Lir or Ler (meaning "Sea" in Old Irish; Ler and Lir are the nominative and genitive forms, respectively) is a sea god in Irish mythology. His name suggests that he is a personification of the sea, rather than a distinct deity. He is named Allód in early genealogies, and corresponds to the Llŷr of Welsh mythology. Lir is chiefly an ancestor figure, and is the father of the god Manannán mac Lir, who appears frequently in medieval Irish literature. Lir appears as the eponymous king in the tale The Children of Lir.

==Gaelic references==
Lir, like his Welsh counterpart Llŷr, is a god of the sea, though in the case of the Gaelic myths his son Manannán mac Lir seems to take over his position and so features more prominently. It is probable that more myths referring to Lir which are now lost to us existed and that his popularity was greater, especially considering the number of figures called 'son of Lir'.

In the 9th century AD Irish glossary entitled Sanas Cormaic, famed bishop and scholar Cormac mac Cuilennáin makes mention of Manannan and his father Lir, who Cormac identifies with the sea:

Manannan mac lir .i. cennaige amra bói aninis Manand. ise luam as deach boi aniarthar Eorpa. noḟindad tre nemgnacht (.i. gnathugrud nime) inoiret nobíd insoinind ⁊ in do[i]nind ⁊ intan nosclæchlóbad cechtar don dá résin, inde Scoti et Brittones eum deum vocaverunt maris. et inde filium maris esse dixerunt .i. mac lir mac mara.

"Manannan mac Lir: i. e. a renowned trader who dwelt in the Isle of Man.

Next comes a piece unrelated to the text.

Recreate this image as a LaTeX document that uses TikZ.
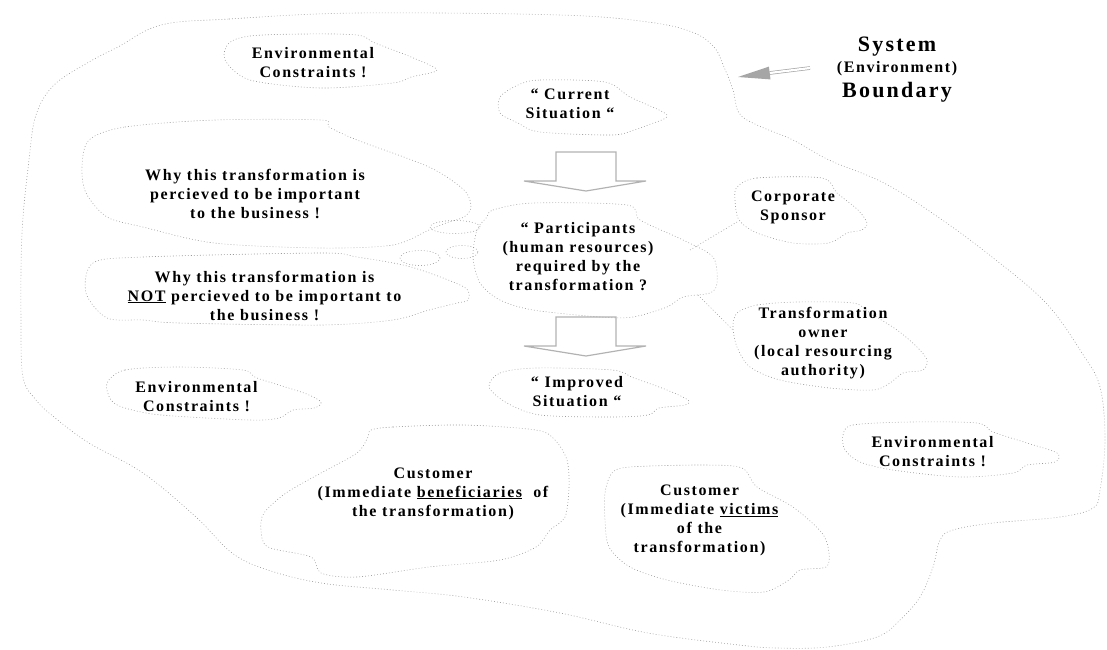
\documentclass[tikz,border=0pt]{standalone}
\usepackage{fontspec}
\setmainfont{Liberation Serif}
\newfontfamily\lblfont{Liberation Serif}[LetterSpace=10]
\begin{document}
\begin{tikzpicture}[x=1pt,y=-1pt,
  lbl/.style={font=\lblfont\bfseries\fontsize{16}{19}\selectfont, align=center, inner sep=0pt},
  big/.style={font=\lblfont\bfseries\fontsize{22}{24}\selectfont, inner sep=0pt},
  blob/.style={draw=black!40, line width=0.6pt, dash pattern=on 0.8pt off 2.2pt},
  blockarr/.style={draw=black!30, line width=1.2pt, line join=miter},
  grey arrow/.style={draw=black!35, line width=0.7pt}]
\useasboundingbox (0,0) rectangle (1107,649);

% system boundary
\draw[blob] plot[smooth cycle, tension=0.6] coordinates {(161,25) (229,19) (357,13) (560,15) (648,22) (692,32) (714,47) (724,67) (733,90) (739,113) (757,125) (793,140) (829,160) (884,183) (938,217) (992,257) (1046,303) (1082,353) (1100,387) (1105,440) (1100,490) (1093,508) (1060,517) (993,523) (953,530) (940,540) (933,567) (920,597) (900,620) (877,637) (827,647) (777,648) (739,645) (648,633) (560,613) (464,597) (393,590) (321,583) (268,570) (232,553) (196,517) (143,473) (89,443) (54,417) (36,400) (23,377) (21,320) (22,233) (29,160) (36,115) (54,85) (89,62) (118,47)};

% blobs
\draw[blob] plot[smooth cycle] coordinates {(229,43) (250,36) (300,34) (357,35) (375,43) (411,57) (437,70) (411,77) (393,83) (321,88) (250,80) (225,60)};
\draw[blob] plot[smooth cycle] coordinates {(518,85) (540,80) (605,82) (630,97) (667,115) (648,125) (634,130) (612,135) (540,132) (518,123) (500,113) (500,97)};
\draw[blob] plot[smooth cycle] coordinates {(89,140) (125,127) (214,120) (321,120) (329,127) (357,140) (429,167) (464,190) (471,207) (464,217) (446,223) (429,230) (393,245) (321,248) (214,243) (143,227) (107,217) (86,193) (82,167)};
\draw[blob] plot[smooth cycle] coordinates {(93,263) (143,257) (321,253) (357,257) (411,267) (464,287) (468,300) (457,303) (429,310) (393,320) (321,325) (179,323) (143,320) (107,318) (86,293)};
\draw[blob] plot[smooth cycle] coordinates {(487,217) (493,210) (533,203) (627,205) (640,220) (683,240) (713,257) (717,283) (710,293) (683,297) (667,307) (633,317) (600,317) (533,310) (500,300) (480,283) (473,257) (477,230)};
\draw[blob] plot[smooth cycle] coordinates {(737,187) (757,178) (822,178) (837,193) (858,210) (867,223) (862,230) (847,233) (829,243) (793,243) (757,233) (739,220) (735,200)};
\draw[blob] plot[smooth cycle] coordinates {(737,313) (757,305) (797,302) (853,303) (870,313) (897,330) (917,347) (927,360) (923,370) (903,373) (890,383) (873,390) (830,388) (780,380) (750,367) (737,347) (733,327)};
\draw[blob] plot[smooth cycle] coordinates {(489,387) (500,373) (536,368) (612,370) (634,378) (667,390) (688,400) (685,405) (659,408) (648,415) (612,417) (540,415) (507,403)};
\draw[blob] plot[smooth cycle] coordinates {(107,383) (125,370) (179,367) (243,370) (257,378) (304,393) (321,402) (314,408) (293,410) (279,418) (250,420) (161,415) (125,408) (111,400)};
\draw[blob] plot[smooth cycle] coordinates {(843,435) (853,425) (910,422) (977,423) (993,432) (1027,443) (1057,453) (1055,462) (1027,465) (1013,473) (960,477) (893,470) (860,462) (845,450)};
\draw[blob] plot[smooth cycle] coordinates {(371,430) (393,427) (464,425) (536,430) (555,440) (567,460) (569,487) (565,517) (550,530) (536,547) (500,560) (429,567) (357,577) (321,573) (311,557) (268,547) (261,530) (264,513) (286,493) (321,473) (357,453) (368,437)};
\draw[blob] plot[smooth cycle] coordinates {(605,493) (612,473) (630,467) (703,465) (742,468) (757,487) (793,507) (822,533) (829,553) (826,567) (800,570) (789,580) (764,592) (721,590) (667,580) (630,567) (609,547) (605,520)};

% thought bubbles
\draw[blob] (455,227) ellipse [x radius=25pt, y radius=6.5pt];
\draw[blob] (462,252) ellipse [x radius=16pt, y radius=6.5pt];
\draw[blob] (420,258) ellipse [x radius=20pt, y radius=7.5pt];

% block arrows
\draw[blockarr] (556,152) -- (616,152) -- (616,181) -- (646,181) -- (586,191) -- (524,181) -- (556,181) -- cycle;
\draw[blockarr] (556,317) -- (616,317) -- (616,346) -- (646,346) -- (586,356) -- (524,346) -- (556,346) -- cycle;

% labels
\node[lbl] (envtop) at (313,63) {Environmental\\Constraints !};
\node[lbl] (current) at (570,103.5) {“ Current\\Situation “};
\node[lbl] (why) at (255,193.5) {Why this transformation is\\percieved to be important\\to the business !};
\node[lbl] (whynot) at (264.5,295.5) {Why this transformation is\\\underline{NOT} percieved to be important to\\the business !};
\node[lbl] (part) at (578,257) {“ Participants\\(human resources)\\required by the\\transformation ?};
\node[lbl] (sponsor) at (793,207.5) {Corporate\\Sponsor};
\node[lbl] (owner) at (823,343) {Transformation\\owner\\(local resourcing\\authority)};
\node[lbl] (improved) at (577,392) {“ Improved\\Situation “};
\node[lbl] (envleft) at (196.5,397) {Environmental\\Constraints !};
\node[lbl] (envright) at (932.5,451.5) {Environmental\\Constraints !};
\node[lbl] (custb) at (433,493.5) {Customer\\(Immediate \underline{beneficiaries}\ \ of\\the transformation)};
\node[lbl] (custv) at (699.5,520.5) {Customer\\(Immediate \underline{victims}\\of the\\transformation)};

\node[big] (sys) at (897,47) {System};
\node[lbl] (envlbl) at (897,69) {(Environment)};
\node[big] (bnd) at (897,92) {Boundary};

% connectors from participants
\coordinate (partR) at (690,250);
\coordinate (sponsL) at (737,222);
\coordinate (partB) at (698,295);
\coordinate (ownerL) at (733,330);
\draw[blob] (partR) -- (sponsL);
\draw[blob] (partB) -- (ownerL);

% boundary pointer
\coordinate (arrT) at (810,68);
\coordinate (arrB) at (769.7,73);
\coordinate (arrH) at (738,77);
\coordinate (arrC1) at (770.5,79.4);
\coordinate (arrC2) at (768.9,66.6);
\draw[grey arrow, double=white, double distance=2.2pt] (arrT) -- (arrB);
\fill[black!35] (arrH) -- (arrC1) -- (arrC2) -- cycle;
\end{tikzpicture}
\end{document}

He was the best pilot in the west of Europe. Through acquaintance with the sky he knew the quarter in which would be fair weather and foul weather, and when each of these two seasons would change. Hence the Scots and Britons called him a god of the sea, and hence they said he was son of the sea, i. e. mac lir 'son of the sea"

Lir is a key character in the mythological story The Children of Lir; however, it is not definitely established whether this is the same person as Manannán's father or a different Lir. The Lir in this story was the rival of Bodb Dearg for the kingship of the Tuatha Dé Danann after their retreat into the fairy mounds. In order to appease Lir, Bodb gave one of his daughters to marry him, Aeb. The couple had four children, one girl, Fionnuala, and three sons, Aed and twins, Fiachra and Conn.

Aebh died and, not wanting the children to remain motherless, Bodb sent another of his daughters, Aoife, to marry Lir. Aoife grew jealous of the children and cursed them to live as swans for 900 years.

As Allod the "all-famous," Lir is listed as the father of Crofhind the Chaste in the Metrical Dindshenchas.

In the poem "Baile Suthain Sith Eamhain" Midir is named as the father of Lir and grandfather of Manannan. A son of Lir is named as Lodan in The Adventures of Art son of Conn.